The first Michigan Interdisciplinary Mathematics
Meeting on the topic Modeling and Analysis in Medicine and Biology
was held in the Mathematics Department of the University of Michigan,
at the beginning of August. There was an excellent lineup of speakers,
all of whom gave wonderful talks, there was a conference banquet
at the Michigan League, and a number of posters rounded out the
Day 1. We heard first
from Charles Peskin, who showed impressive videos of his latest
computational results on blood flow in the heart, and then from
Sally Blower, who described her work on the emergence of antiviral
drug resistance. In the afternoon, George Oster gave us a wonderful
tour of various complicated bits and pieces inside cells that
build ATP, and finally Bard Ermentrout, in an impressive display
of restraint and gentility, educated us on the properties of waves
in synaptically coupled neuronal populations.
Day 2. First Lee Segel
talked about the role of feedback, particularly spatially localised
feedback, in the control of the immune system, and then our very
own Jennifer Linderman (from the University of Michigan that is)
discussed ligand efficacy, and showed us, among other things,
that drug companies don't always do the right thing in their search
for new drugs. Neither do rock stars I suspect. James Keener,
almost defibrillating in front of our very eyes, gave an excited
and exciting demonstration of the powers of homogenization, and
the usefulness of arms as models of channel gates. This was when
he wasn't trying to advertise his new book. I hear this book is
very good and you should all go out and buy at least one copy.

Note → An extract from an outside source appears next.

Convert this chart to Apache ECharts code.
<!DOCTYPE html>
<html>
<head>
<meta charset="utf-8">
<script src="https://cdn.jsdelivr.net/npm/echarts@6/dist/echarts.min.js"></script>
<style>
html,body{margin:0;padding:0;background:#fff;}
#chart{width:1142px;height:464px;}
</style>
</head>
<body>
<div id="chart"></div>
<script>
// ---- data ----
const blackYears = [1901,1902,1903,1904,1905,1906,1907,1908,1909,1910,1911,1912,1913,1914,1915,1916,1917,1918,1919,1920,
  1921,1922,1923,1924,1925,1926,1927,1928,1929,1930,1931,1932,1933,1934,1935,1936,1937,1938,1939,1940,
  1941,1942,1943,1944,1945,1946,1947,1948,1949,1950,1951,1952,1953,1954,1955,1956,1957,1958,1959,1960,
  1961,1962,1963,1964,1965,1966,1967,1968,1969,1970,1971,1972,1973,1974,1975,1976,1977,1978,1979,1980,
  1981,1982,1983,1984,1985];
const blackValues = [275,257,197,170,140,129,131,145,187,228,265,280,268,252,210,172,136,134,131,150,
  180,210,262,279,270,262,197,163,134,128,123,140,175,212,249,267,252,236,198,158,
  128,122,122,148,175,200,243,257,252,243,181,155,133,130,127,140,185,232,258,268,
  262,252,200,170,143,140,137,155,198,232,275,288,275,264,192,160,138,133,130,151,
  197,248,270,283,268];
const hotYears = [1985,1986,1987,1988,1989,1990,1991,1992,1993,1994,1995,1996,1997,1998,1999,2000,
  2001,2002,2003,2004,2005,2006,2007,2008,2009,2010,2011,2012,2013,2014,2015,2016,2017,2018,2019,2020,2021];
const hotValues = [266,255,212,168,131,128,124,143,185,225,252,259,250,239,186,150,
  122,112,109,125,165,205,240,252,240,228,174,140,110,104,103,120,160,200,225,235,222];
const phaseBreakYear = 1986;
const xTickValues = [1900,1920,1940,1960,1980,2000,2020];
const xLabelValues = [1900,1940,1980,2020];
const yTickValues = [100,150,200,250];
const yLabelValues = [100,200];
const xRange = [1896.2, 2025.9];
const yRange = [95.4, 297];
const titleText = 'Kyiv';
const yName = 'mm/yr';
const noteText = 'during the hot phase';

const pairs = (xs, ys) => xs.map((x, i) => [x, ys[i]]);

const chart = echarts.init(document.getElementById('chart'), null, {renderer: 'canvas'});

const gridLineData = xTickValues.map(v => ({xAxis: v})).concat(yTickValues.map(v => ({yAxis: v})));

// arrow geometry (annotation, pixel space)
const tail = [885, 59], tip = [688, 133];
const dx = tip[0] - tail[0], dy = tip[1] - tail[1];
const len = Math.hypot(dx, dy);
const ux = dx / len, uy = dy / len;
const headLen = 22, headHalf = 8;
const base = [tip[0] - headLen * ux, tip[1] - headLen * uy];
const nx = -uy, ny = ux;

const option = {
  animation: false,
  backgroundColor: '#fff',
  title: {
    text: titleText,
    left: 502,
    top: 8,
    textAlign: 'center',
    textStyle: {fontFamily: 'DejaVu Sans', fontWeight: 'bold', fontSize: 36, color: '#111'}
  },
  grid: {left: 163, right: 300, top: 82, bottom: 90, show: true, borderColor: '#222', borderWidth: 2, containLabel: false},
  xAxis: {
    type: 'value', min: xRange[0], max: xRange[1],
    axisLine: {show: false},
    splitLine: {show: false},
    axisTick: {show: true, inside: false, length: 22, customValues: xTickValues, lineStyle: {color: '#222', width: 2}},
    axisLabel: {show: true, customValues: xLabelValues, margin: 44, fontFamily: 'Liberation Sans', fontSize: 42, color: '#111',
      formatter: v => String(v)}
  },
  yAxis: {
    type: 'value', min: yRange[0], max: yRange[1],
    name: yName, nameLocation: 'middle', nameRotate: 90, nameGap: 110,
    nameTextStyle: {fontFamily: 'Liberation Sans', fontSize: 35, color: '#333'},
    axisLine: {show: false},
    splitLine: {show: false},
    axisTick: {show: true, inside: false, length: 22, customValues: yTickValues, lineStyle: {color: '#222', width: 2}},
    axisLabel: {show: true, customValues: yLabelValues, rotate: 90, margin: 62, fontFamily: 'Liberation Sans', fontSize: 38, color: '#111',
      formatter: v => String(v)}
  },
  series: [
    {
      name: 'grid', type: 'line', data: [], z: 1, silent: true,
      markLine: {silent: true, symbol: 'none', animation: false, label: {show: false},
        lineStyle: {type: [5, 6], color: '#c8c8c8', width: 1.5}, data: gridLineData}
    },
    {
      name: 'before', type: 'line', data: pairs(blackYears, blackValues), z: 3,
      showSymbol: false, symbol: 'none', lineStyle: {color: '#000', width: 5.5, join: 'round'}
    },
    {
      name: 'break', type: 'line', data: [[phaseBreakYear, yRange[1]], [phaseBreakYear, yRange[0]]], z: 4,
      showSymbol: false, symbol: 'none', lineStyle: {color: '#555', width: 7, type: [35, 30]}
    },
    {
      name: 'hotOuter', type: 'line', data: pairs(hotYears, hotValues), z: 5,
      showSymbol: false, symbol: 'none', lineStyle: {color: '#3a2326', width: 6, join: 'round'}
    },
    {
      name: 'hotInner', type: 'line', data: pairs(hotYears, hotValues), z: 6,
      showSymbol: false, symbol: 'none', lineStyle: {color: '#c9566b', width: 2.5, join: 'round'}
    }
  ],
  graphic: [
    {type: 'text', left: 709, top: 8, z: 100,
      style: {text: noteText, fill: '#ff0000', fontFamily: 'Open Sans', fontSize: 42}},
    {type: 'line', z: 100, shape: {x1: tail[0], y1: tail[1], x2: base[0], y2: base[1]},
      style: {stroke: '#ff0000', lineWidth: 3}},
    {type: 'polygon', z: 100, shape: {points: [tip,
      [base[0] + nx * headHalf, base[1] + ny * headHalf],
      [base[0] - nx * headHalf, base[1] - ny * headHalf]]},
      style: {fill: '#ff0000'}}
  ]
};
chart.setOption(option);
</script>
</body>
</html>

(See more details in this newsletter.) Finally, John Tyson, in
typical calm and collected fashion, led us through some of the
intricacies of the cell division cycle.
Day 3. We began with De
Witt Sumners, who showed us that knot all topology is pure as
the driven snow, but can actually (horrors) be useful. Very broadening
to the mind. Simon Tavare talked about stochastic models and their
use in the study of evolution and hereditary diseases. Finally
Robert Eisenberg applied the Eisenberg certainty principle (as
first proposed by B. Ermentrout of course) to models of ionic
channel flow, and Suzanne Lenhart discussed how the principles
of optimal control can be applied to the study of population models.

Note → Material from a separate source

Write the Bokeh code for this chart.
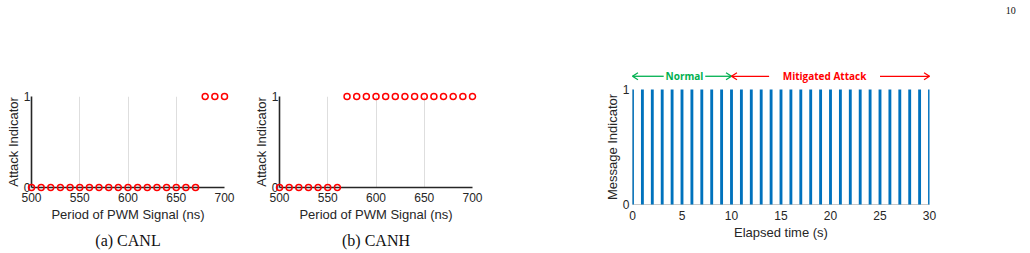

Her talk of killing beavers caused some disturbance, but she reassured
us that she does not do the dirty deed in person.
Overall, an excellent conference (I have to say this, as I helped to organise it), and we (Charlie Doering, Denise Kirschner, Kenneth Lange, and myself) thank all those who participated. Future MIMMs will be held each year, but they won't be on Mathematical Biology, and I won't be organising them. This is a good thing.